In nationalkonservativen Kreisen waren und sind diese Ideen nicht vergessen. Da träumen einige von einer gemeinsamen „Querfront“linker und rechtsnationaler Kräfte gegen das liberale, kapitalistische System. Der gemeinsame Gegner soll einen, oder zumindest Stimmen bringen. Diskutiert wird das auch im Umfeld des bedeutendsten Thinktanks des deutschen Nationalkonservativismus – dem „Institut für Staatspolitik“im anhaltinischen Schnellroda. Es ist kein Zufall, dass dessen Chef, Götz Kubitschek, ein enger Höcke-Vertrauter ist.
In den 20er Jahren vermochte das Soziale die politischen Gegensätze letztlich nicht zu überbrücken. Die „Querfront“gab es nicht. Das könnte sich unter den Vorzeichen der bundesdeutschen Demokratie, den Problemen des Sozialstaates sowie einer Wählerschaft, die in der Mehrheit sowohl einen starken Staat als auch möglichst umfangreiche staatliche Wohlfahrt fordert, ändern.
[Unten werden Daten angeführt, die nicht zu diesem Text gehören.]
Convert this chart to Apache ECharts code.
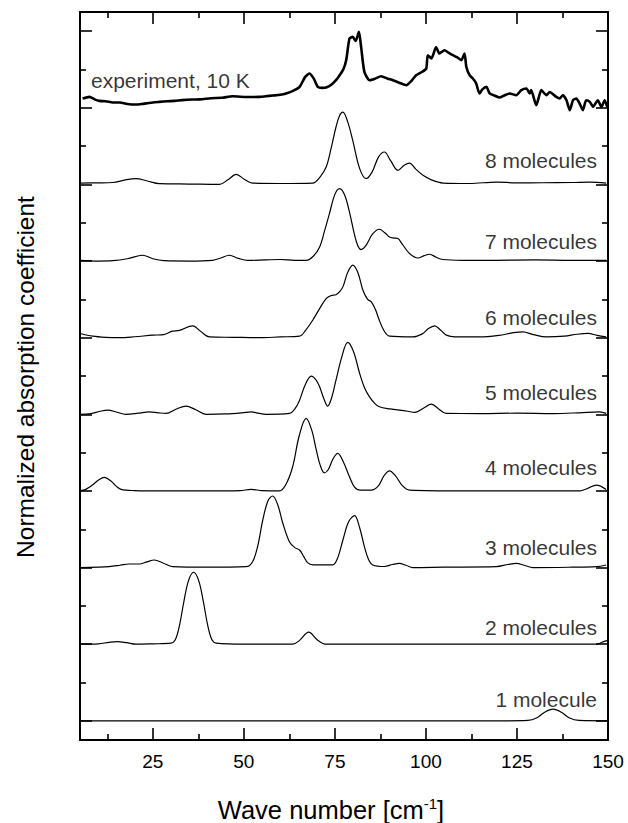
<!DOCTYPE html>
<html><head><meta charset="utf-8">
<script src="https://cdn.jsdelivr.net/npm/echarts@6/dist/echarts.min.js"></script>
<style>html,body{margin:0;padding:0;background:#fff}#c{width:628px;height:823px}</style>
</head><body><div id="c"></div>
<script>
// ---- axis ticks ----
const xTicks = [25, 50, 75, 100, 125, 150];
const xMinorTicks = [12.5, 37.5, 62.5, 87.5, 112.5, 137.5];
const yTicks = [0, 1, 2, 3, 4, 5, 6, 7, 8, 9];
const yMinorTicks = [0.5, 1.5, 2.5, 3.5, 4.5, 5.5, 6.5, 7.5, 8.5];

// ---- curve names, vertical offsets (stacking) and label heights above baseline ----
const curveNames = ['experiment, 10 K', '8 molecules', '7 molecules', '6 molecules', '5 molecules',
                    '4 molecules', '3 molecules', '2 molecules', '1 molecule'];
const curveOffsets = [8, 7, 6, 5, 4, 3, 2, 1, 0];
const labelHeights = [0.36, 0.31, 0.25, 0.26, 0.29, 0.30, 0.26, 0.22, 0.28];

// ---- spectra: [wave number, normalized absorption] ----
const experiment = [[5.7,0.121],[7.6,0.142],[9,0.11],[10.3,0.09],[12,0.085],[14,0.07],[16,0.068],[18,0.05],[20.4,0.043],[22,0.05],[23.5,0.06],[25,0.07],[26.8,0.077],[29,0.085],[31,0.09],[33,0.1],[35.9,0.108],[38,0.11],[41,0.125],[44,0.13],[46.9,0.151],[49,0.145],[52,0.14],[54.3,0.142],[56,0.15],[58,0.16],[60,0.17],[61.6,0.187],[63.5,0.22],[65.3,0.273],[66.8,0.4],[68.0,0.447],[69.2,0.38],[70.3,0.273],[71.5,0.26],[72.6,0.265],[74,0.3],[75.3,0.36],[76.3,0.425],[77.3,0.5],[78.1,0.62],[79.0,0.904],[79.9,0.925],[80.7,0.873],[81.6,0.99],[82.2,0.794],[83.1,0.468],[84.5,0.36],[86,0.38],[87.7,0.412],[89.5,0.38],[90.9,0.36],[93,0.32],[94.6,0.295],[96,0.35],[97.3,0.425],[99,0.47],[100.1,0.513],[100.5,0.686],[101.5,0.643],[102.8,0.794],[103.7,0.708],[105.1,0.751],[106.2,0.72],[107.4,0.686],[108.5,0.66],[109.7,0.621],[110.6,0.708],[111.1,0.533],[112.0,0.425],[112.9,0.382],[113.8,0.317],[114.7,0.187],[115.5,0.24],[116.6,0.273],[117.5,0.187],[118.8,0.16],[120.2,0.134],[121.5,0.16],[123.0,0.187],[124.8,0.164],[126.2,0.23],[127.6,0.252],[128.5,0.187],[128.9,0.23],[130.3,0.034],[131.7,0.23],[133.1,0.164],[134.0,0.207],[135.8,0.142],[136.7,0.121],[137.6,0.164],[138.6,0.099],[139.5,-0.031],[140.4,0.099],[141.3,0.121],[142.2,0.056],[143.1,-0.031],[144.0,0.099],[145.0,0.077],[145.9,0.012],[147.2,0.099],[148.2,0.012],[149.1,0.099],[149.8,0.012]];
const mol8 = [[5,0.018],[10,0.02],[14,0.025],[17.5,0.06],[20.4,0.076],[23.5,0.045],[26.8,0.01],[35,0.005],[43.3,0.0],[45.6,0.06],[47.9,0.13],[50.2,0.065],[52.4,0.018],[60,0.012],[68.9,0.018],[70.8,0.09],[72.6,0.227],[74,0.48],[75.3,0.749],[76.3,0.9],[77.2,0.944],[78.5,0.82],[79.9,0.575],[81.8,0.206],[83.6,0.076],[85.2,0.16],[87,0.36],[88.6,0.423],[90.3,0.31],[92.3,0.184],[94,0.25],[95.5,0.279],[97.2,0.2],[99.2,0.119],[101.5,0.06],[104.7,0.018],[112,0.012],[119.3,0.031],[125,0.02],[132,0.022],[140,0.025],[145,0.031],[149.5,0.018]];
const mol7 = [[5,0.01],[10,0.0],[14,0.005],[18,0.03],[22.2,0.076],[25,0.03],[28,0.005],[35,0.0],[41.4,0.01],[43.7,0.04],[46,0.076],[48.5,0.035],[51,0.008],[56,0.015],[60,0.02],[64,0.01],[67.1,0.01],[69,0.06],[70.8,0.184],[72.2,0.4],[73.5,0.62],[75,0.87],[76.3,0.946],[77.7,0.86],[79.1,0.62],[80.3,0.36],[81.3,0.2],[82.2,0.15],[83.5,0.2],[85.3,0.35],[87.2,0.415],[88.7,0.37],[90,0.314],[91.3,0.3],[92.3,0.293],[93.5,0.22],[95.5,0.098],[97.8,0.04],[99.5,0.07],[101,0.089],[102.8,0.05],[104.6,0.02],[110,0.01],[119.3,0.01],[130,0.015],[140,0.01],[149.5,0.01]];
const mol6 = [[5,0.055],[8.5,0.02],[12,0.005],[15.8,0.0],[20,0.012],[25,0.033],[28,0.04],[30.4,0.085],[32.3,0.095],[35.9,0.154],[38.2,0.08],[40.5,0.01],[47,0.005],[54.3,0.0],[60,0.01],[65.3,0.02],[67,0.1],[68.9,0.228],[70.8,0.38],[72.6,0.511],[74,0.55],[75.3,0.56],[76.3,0.6],[77.2,0.663],[78.5,0.85],[79.9,0.946],[81.3,0.85],[82.7,0.62],[84,0.5],[85,0.467],[86.1,0.37],[87.2,0.228],[88.5,0.09],[90,0.02],[96.4,0.01],[99,0.05],[100.7,0.12],[102.4,0.154],[104,0.1],[105.6,0.033],[108,0.01],[114.7,0.01],[120,0.03],[124,0.065],[126.6,0.076],[129.5,0.04],[133.1,0.01],[138,0.02],[141.5,0.045],[144.5,0.055],[147,0.03],[149.5,0.01]];
const mol5 = [[5,0.0],[8,0.01],[10.5,0.04],[12.6,0.055],[15,0.03],[17.6,0.0],[21,0.015],[24,0.033],[26.5,0.02],[28.6,0.012],[31.5,0.07],[34.1,0.107],[36.8,0.06],[39.6,0.0],[45,0.005],[49.5,0.02],[52,0.033],[54,0.015],[56.1,0.0],[62.5,0.012],[64,0.07],[65.3,0.185],[66.8,0.38],[68.5,0.498],[69.8,0.45],[70.8,0.359],[72,0.2],[73,0.107],[74,0.2],[75.3,0.446],[76.9,0.75],[78.5,0.938],[80.1,0.82],[81.8,0.533],[83.2,0.34],[84.5,0.228],[86,0.14],[87.2,0.098],[90,0.07],[92.7,0.055],[95,0.04],[96.9,0.025],[99.3,0.08],[101.5,0.133],[103.5,0.07],[105.6,0.012],[115,0.01],[125,0.015],[135,0.01],[142,0.02],[147.7,0.033],[149.5,0.012]];
const mol4 = [[5,0.0],[6.6,0.02],[8.5,0.08],[10,0.14],[11.7,0.177],[13.5,0.13],[15,0.06],[16.3,0.02],[20,0.005],[26.8,0.0],[40,0.0],[49,0.005],[52,0.02],[55,0.005],[59.8,0.0],[61.5,0.08],[63.4,0.316],[65.2,0.72],[67.1,0.947],[68.6,0.8],[69.9,0.533],[71,0.33],[72.1,0.237],[73.2,0.28],[74.5,0.42],[75.8,0.49],[77.3,0.38],[79,0.185],[80.4,0.05],[82,0.01],[85,0.01],[87,0.07],[88.5,0.2],[90,0.263],[91.6,0.2],[93.5,0.07],[95.5,0.01],[110,0.0],[120.2,0.0],[130,0.0],[142.2,0.0],[144.5,0.035],[146.8,0.077],[149.5,0.02]];
const mol3 = [[5,0.0],[10,0.005],[13,0.012],[16,0.03],[18.5,0.047],[21.3,0.047],[23.4,0.075],[25.4,0.099],[27.8,0.06],[30.4,0.012],[40,0.005],[50.6,0.012],[52.4,0.077],[53.8,0.28],[55.2,0.621],[56.6,0.87],[57.9,0.934],[59.3,0.82],[60.7,0.578],[62.5,0.338],[64,0.26],[65.3,0.23],[66.5,0.14],[67.5,0.064],[69,0.035],[70.8,0.034],[74.4,0.034],[75.8,0.13],[77.2,0.36],[78.8,0.6],[80.4,0.677],[81.8,0.52],[83.1,0.273],[84.3,0.1],[85.4,0.034],[88.6,0.014],[90.8,0.04],[92.7,0.056],[94.5,0.03],[96.4,0.0],[105,0.005],[119.3,0.012],[122.5,0.04],[124.8,0.056],[127,0.03],[129.4,0.0],[140,0.005],[146.8,0.012],[149.5,0.034]];
const mol2 = [[5,0.0],[10,0.005],[13,0.025],[15.3,0.034],[17.8,0.02],[20.4,0.0],[25,0.005],[30,0.013],[31.2,0.06],[32.3,0.24],[33.5,0.55],[34.8,0.83],[36.2,0.939],[37.6,0.83],[38.9,0.55],[40.1,0.24],[41.2,0.06],[42.4,0.013],[50,0.0],[60,0.0],[63.4,0.0],[65.3,0.05],[67.8,0.157],[70.2,0.056],[72.6,0.0],[100,0.0],[130,0.0],[146.8,0.0],[148.6,0.03],[150,0.05]];
const mol1 = [[5,0],[60,0],[120,0],[128,0.005],[130.5,0.04],[132.5,0.11],[134.9,0.153],[137.3,0.11],[139.3,0.04],[142,0.005],[150,0]];

const spectra = [experiment, mol8, mol7, mol6, mol5, mol4, mol3, mol2, mol1];

const FONT = 'Liberation Sans, Arial, Helvetica, sans-serif';
const X_MIN = 5, X_MAX = 150, Y_MIN = -0.25, Y_MAX = 9.25;

function xAxisCfg(position, ticks, len, main, labels) {
  return {
    type: 'value', min: X_MIN, max: X_MAX, position: position,
    axisLine: { show: main, onZero: false, lineStyle: { color: '#000', width: 2 } },
    axisTick: { show: true, inside: true, length: len, customValues: ticks, lineStyle: { color: '#000', width: 1.6 } },
    axisLabel: labels ? { show: true, customValues: ticks, margin: 12, fontSize: 19, color: '#000', fontFamily: FONT } : { show: false },
    splitLine: { show: false }
  };
}
function yAxisCfg(position, ticks, len, main) {
  return {
    type: 'value', min: Y_MIN, max: Y_MAX, position: position,
    axisLine: { show: main, onZero: false, lineStyle: { color: '#000', width: 2 } },
    axisTick: { show: true, inside: true, length: len, customValues: ticks, lineStyle: { color: '#000', width: 1.6 } },
    axisLabel: { show: false },
    splitLine: { show: false }
  };
}

const series = spectra.map((d, i) => ({
  type: 'line',
  name: curveNames[i],
  xAxisIndex: 0, yAxisIndex: 0,
  data: d.map(p => [p[0], p[1] + curveOffsets[i]]),
  showSymbol: false, symbol: 'none',
  smooth: i === 0 ? 0.2 : 0.35,
  lineStyle: { color: '#000', width: i === 0 ? 2.6 : 1.2, join: 'round' },
  silent: true, z: 3
}));

series.push({
  type: 'scatter', xAxisIndex: 0, yAxisIndex: 0, symbolSize: 0, silent: true,
  data: curveNames.map((n, i) => ({
    name: n,
    value: [i === 0 ? X_MIN : X_MAX, curveOffsets[i] + labelHeights[i]],
    label: { position: i === 0 ? 'right' : 'left' }
  })),
  label: { show: true, distance: 11, formatter: p => p.name, fontSize: 21, color: '#000', fontFamily: FONT },
  z: 4
});

const chart = echarts.init(document.getElementById('c'), null, { renderer: 'svg' });
chart.setOption({
  animation: false,
  backgroundColor: '#fff',
  grid: { left: 80, right: 20, top: 12, bottom: 83, containLabel: false },
  xAxis: [
    xAxisCfg('bottom', xTicks, 12, true, true),
    xAxisCfg('bottom', xMinorTicks, 6, false, false),
    xAxisCfg('top', xTicks, 12, true, false),
    xAxisCfg('top', xMinorTicks, 6, false, false)
  ],
  yAxis: [
    yAxisCfg('left', yTicks, 12, true),
    yAxisCfg('left', yMinorTicks, 6, false),
    yAxisCfg('right', yTicks, 12, true),
    yAxisCfg('right', yMinorTicks, 6, false)
  ],
  graphic: [
    { type: 'text', x: 331, y: 810, silent: true,
      style: { text: 'Wave number [cm{sup|-1}]', fontSize: 25.5, fontFamily: FONT, fill: '#000',
               align: 'center', verticalAlign: 'middle',
               rich: { sup: { fontSize: 15, fontFamily: FONT, fill: '#000', verticalAlign: 'top', lineHeight: 29 } } } },
    { type: 'text', x: 25, y: 377, rotation: Math.PI / 2, silent: true,
      style: { text: 'Normalized absorption coefficient', fontSize: 24.5, fontFamily: FONT, fill: '#000',
               align: 'center', verticalAlign: 'middle' } }
  ],
  series: series
});
</script></body></html>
Das Soziale macht die AfD in weiten Kreisen anschlussfähig.
Im Frühjahr 2019 wird die AfD nun einen Sonderparteitag zur Sozialpolitik abhalten. In der Rentenfrage gibt es in der Partei durchaus auch abweichende Ideen, die allerdings noch nicht formuliert sind. Ob die AfD wirklich zu einer nationalbolschewistischen Wiedergängerin wird, dürfte danach klar sein.